Oregon’s relatively unique prohibition on teachers’ religious garb dates to a shameful anti-Catholic, anti-immigrant period in state history and is overdue to be changed, state House Speaker Dave Hunt said.
Hunt plans to introduce a bill to repeal the 1923 law, and said he is optimistic it will pass, given the broad spectrum of Christians, Jews, Hindus, Muslims and Sikhs who support the change.
State Labor Commissioner Brad Avakian and Oregon Schools Superintendent Susan Castillo recently sent every lawmaker a letter urging them to end the ban on religious dress for teachers.
The 86-year-old law has not been tested in court since school officials in Eugene won a 1986 Oregon Supreme Court case that upheld its firing of a Sikh teacher for wearing a turban as her faith requires.
Few Oregonians were aware the state had such a ban — one of only three in the nation — until lawmakers passed a law earlier this year allowing all workers except teachers to wear religious dress at work in most instances.
The 1923 law on teacher dress was passed when Kaspar K. Kubli, an open supporter of the Ku Klux Klan, presided as speaker of the Oregon House. It was included in the Alien Property Act of 1923, which prohibited Japanese Americans from owning property in Oregon, and was designed to prevent nuns and priests from wearing their habits or vestments in classrooms.
Hunt said the old law has a modern-day impact.

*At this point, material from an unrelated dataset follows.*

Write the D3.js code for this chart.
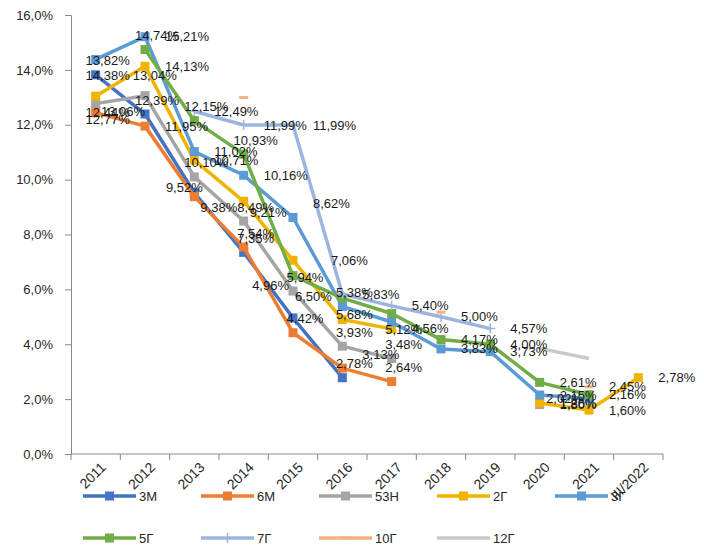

Some Muslim and Sikh Oregonians have been told in recent years that they can’t apply for teaching jobs or can teach only if they remove their head coverings, he said.
Hunt said he will push to “allow teachers to have the same religious free exercise rights as every other Oregonian.”
The American Civil Liberties Union of Oregon, which has long supported the ban on teachers’ wearing of religious clothing, said the legislature should not end it without enacting additional protections for Oregon students.
“We are urging the legislature not to rush,” said David Fidanque, executive director of the state ACLU. “Just repealing the statute could cause real problems in maintaining the religious neutrality of schools in Oregon.”